The fibers may be continuous fibers. Continuous fibers may be, for example, unidirectional, woven, knitted, braided or mechanically entangled. Alternatively, the fibers may be chopped; short fibers having lengths, for example, of up to 100 mm, preferably 3 to 50 mm. Chopped fibers can be held together with a binder to form fiber matts. In a specific embodiment, the fibers are randomly oriented chopped fibers having lengths of 12 to 25 mm.

The fiber content of the composite may be, for example 5 to 95% of the total weight of the composition. Preferred fiber levels are 20 to 90 weight-% or 35 to 70 weight-%, on the same basis.

The epoxy resin composition is made by mixing the foregoing components. The order of addition is in general not critical and determined by the composite fabrication process. It is often convenient to formulate the ingredients into separate resin and hardener components. In such a case, it is often convenient to formulate the catalysts into the hardener component.

The method of impregnating the fibers with the epoxy resin composition is not considered as particularly critical. The fibers can be applied to the epoxy resin composition and/or vice versa. The formulation of the current invention is suitable to make B-staged materials by using, for example, pultrusion, prepregging, SMC or BMC processes.

Prepregging processes involve infusing a unidirectional, woven or braided fabric to form a semifinished product known as a prepreg. Prepregs can be fabricated, for example, using a "film and tack" process, where the epoxy resin formulation is formed into a layer on a release film and the fabric is laid on top of the film. Due to the conveniently low viscosity of the epoxy resin formulation of the invention, it is often sufficient to contact only one side of the fabric. However, the epoxy resin formulation can be applied to both sides of the fabric if desired. In SMC and BMC processes, the epoxy resin formulation is applied to chopped fibers. In the SMC process, the formulation is formed into a layer on a release film or platform and the chopped fiber is sandwiched between two of these layers. In a BMC process, the epoxy resin formulation and the chopped fiber are compounded directly using mixing equipment such as a sigma mixer or an extruder.

In another suitable process, the epoxy resin composition can be sprayed or otherwise applied to a bed of the fibers or to a woven or braided fabric.

B-staging is performed by curing the impregnated fiber mass until the epoxy resin formulation has attained a glass transition temperature of 20°C to 60°C and a gel content of no greater than 5 weight-%.

B-staging is performed at a temperature of 80°C or lower. The B-staging reaction may take place at temperatures as low as about 10°C. A preferred temperature for the B-staging reaction is 20°C to 60°C. A more preferred temperature is 20°C to 45°C and still more preferred B-staging temperature is 20°C to 35°C. In general, higher temperatures within the foregoing ranges tend to accelerate the rate of the B-staging reaction.
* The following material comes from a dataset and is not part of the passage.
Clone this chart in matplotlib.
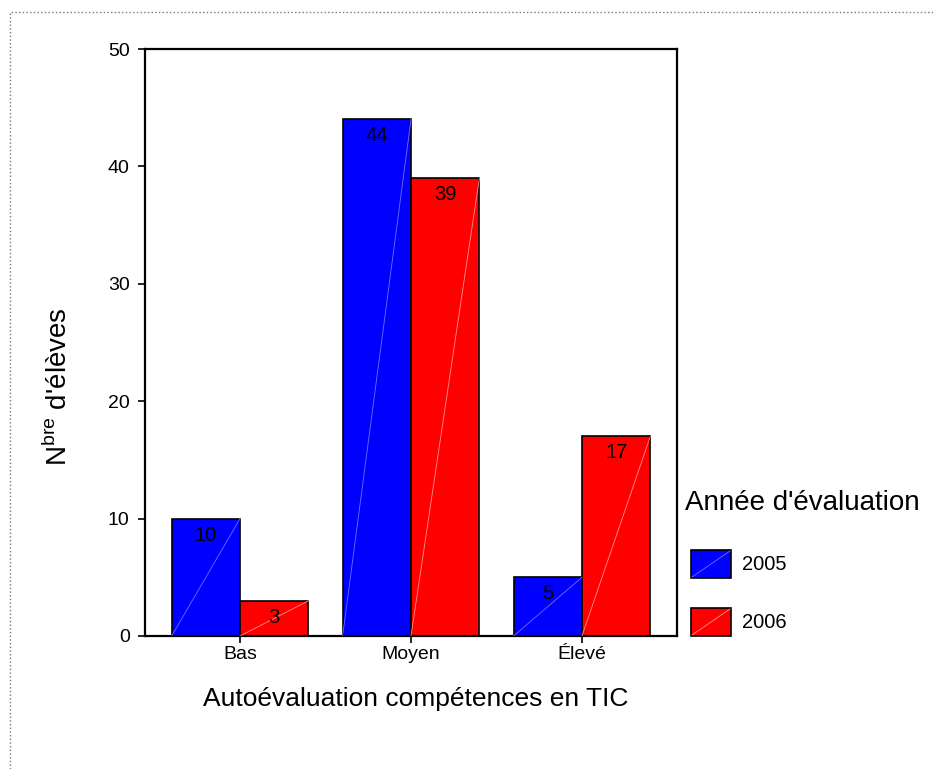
import matplotlib.pyplot as plt
import numpy as np
from matplotlib.patches import Rectangle
from matplotlib.lines import Line2D

plt.rcParams['font.family'] = ['Liberation Sans', 'DejaVu Sans']
plt.rcParams['mathtext.fontset'] = 'custom'
plt.rcParams['mathtext.rm'] = 'Liberation Sans'

# data
categories = ['Bas', 'Moyen', 'Élevé']
years = ['2005', '2006']
counts_2005 = [10, 44, 5]
counts_2006 = [3, 39, 17]
colors = ['#0000ff', '#ff0000']
diag_colors = ['#7070ff', '#ff9090']

W, H = 933, 769
fig = plt.figure(figsize=(W / 100, H / 100), dpi=100)


def fx(px):
    return px / W


def fy(py):
    return 1 - py / H


ax = fig.add_axes([fx(145), fy(636), fx(677) - fx(145), fy(49) - fy(636)])

x = np.arange(len(categories))
width = 0.4
for i, (vals, col, dcol) in enumerate(zip([counts_2005, counts_2006], colors, diag_colors)):
    pos = x - width / 2 + i * width
    ax.bar(pos, vals, width=width, color=col, edgecolor='black', linewidth=1.2, zorder=2)
    for p, v in zip(pos, vals):
        ax.plot([p - width / 2, p + width / 2], [0, v], color=dcol, lw=0.6, zorder=3)
        ax.annotate(str(v), (p, v), xytext=(0, -5), textcoords='offset points',
                    ha='center', va='top', fontsize=14.5, zorder=4)

ax.set_xlim(-0.556, 2.556)
ax.set_ylim(0, 50)
ax.set_yticks([0, 10, 20, 30, 40, 50])
ax.set_xticks(x)
ax.set_xticklabels(categories)
ax.tick_params(axis='both', labelsize=14, length=5, width=1.2, direction='out')
ax.tick_params(axis='y', pad=6)
ax.tick_params(axis='x', pad=2)
for s in ax.spines.values():
    s.set_linewidth(1.6)

# axis labels
fig.text(fx(416), fy(699), 'Autoévaluation compétences en TIC', ha='center', va='center', fontsize=19)
fig.text(fx(58), fy(387), r"N$^{\mathrm{bre}}$ d'élèves", ha='center', va='center',
         rotation=90, fontsize=20)

# legend
fig.text(fx(685), fy(503), "Année d'évaluation", ha='left', va='center', fontsize=20)
for i, (lab, col, dcol) in enumerate(zip(years, colors, diag_colors)):
    top = 550 + i * 58
    fig.add_artist(Rectangle((fx(691), fy(top + 28)), fx(40), fy(0) - fy(28),
                             transform=fig.transFigure, facecolor=col, edgecolor='black', lw=1.2))
    fig.add_artist(Line2D([fx(692), fx(730)], [fy(top + 27), fy(top + 1)],
                          transform=fig.transFigure, color=dcol, lw=0.6))
    fig.text(fx(742), fy(top + 14), lab, ha='left', va='center', fontsize=14.5)

# dotted frame
fig.add_artist(Line2D([fx(10), fx(10), 1], [0, fy(12), fy(12)],
                      transform=fig.transFigure, color='#777777', lw=1, ls=':'))

plt.savefig('out.png', dpi=100)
A surprising and beneficial attribute of the invention is that the catalyst mixture accelerates the B-staging reaction, particularly at lower B-staging temperatures, but does not cause gelling at the B-staging temperatures mentioned above. The B-staging reaction therefore proceeds more rapidly using the catalysts compared to the uncatalyzed case.

The glass transition temperature reached in the B-staging step is high enough that the material becomes solid and therefore will not flow away from the fibers under force of gravity. Once the glass transition temperature reaches 20°C to 60°C (more typically 40°C to 55°C), the formulation vitrifies and further curing and development of glass transition temperature proceeds very slowly if at all. Similarly, gelation, i.e., the formation of an insoluble three-dimensional polymer network, does not occur even for prolonged periods.

The B- staged material contains less than 5% by weight of gels, preferably no more than 1% by weight gels and more preferably less than 0.1% by weight gels. Gel content is measured by dissolving the B-staged material in a solvent for the epoxy resin, and measuring the amount, if any, of material that remains undissolved. If a clear solution is obtained without precipitates or undissolved material, the gel content is essentially zero. The selection of particular catalysts can be made to tailor the rate of cure during the B-staging step, and/or to adapt the epoxy resin composition to be B-staged at a beneficial temperature. For example, at room temperature zinc octoate has been found to accelerate the B-staging reaction more than does chromium (III) octoate, without over-curing and forming gels, and would be favored in cases where a faster B-staging reaction is needed. On the other hand, chromium (III) octoate is favored if a slower B- staging reaction is needed. However, Zn-octoate alone cannot accelerate the final high temperature cure enough. Combinations of the Zn and Cr-octoates can be used to further tailor the B-staging curing rate, without adversely affecting the T _g of the final cured composite.

Because the B-staged material is very stable at room temperature (23°C), it can be prepared and then stored for a period of up to a month or more at that temperature. This storage stability allows the B-staged composites to be stored and/or transported for extended periods before being formed into a part.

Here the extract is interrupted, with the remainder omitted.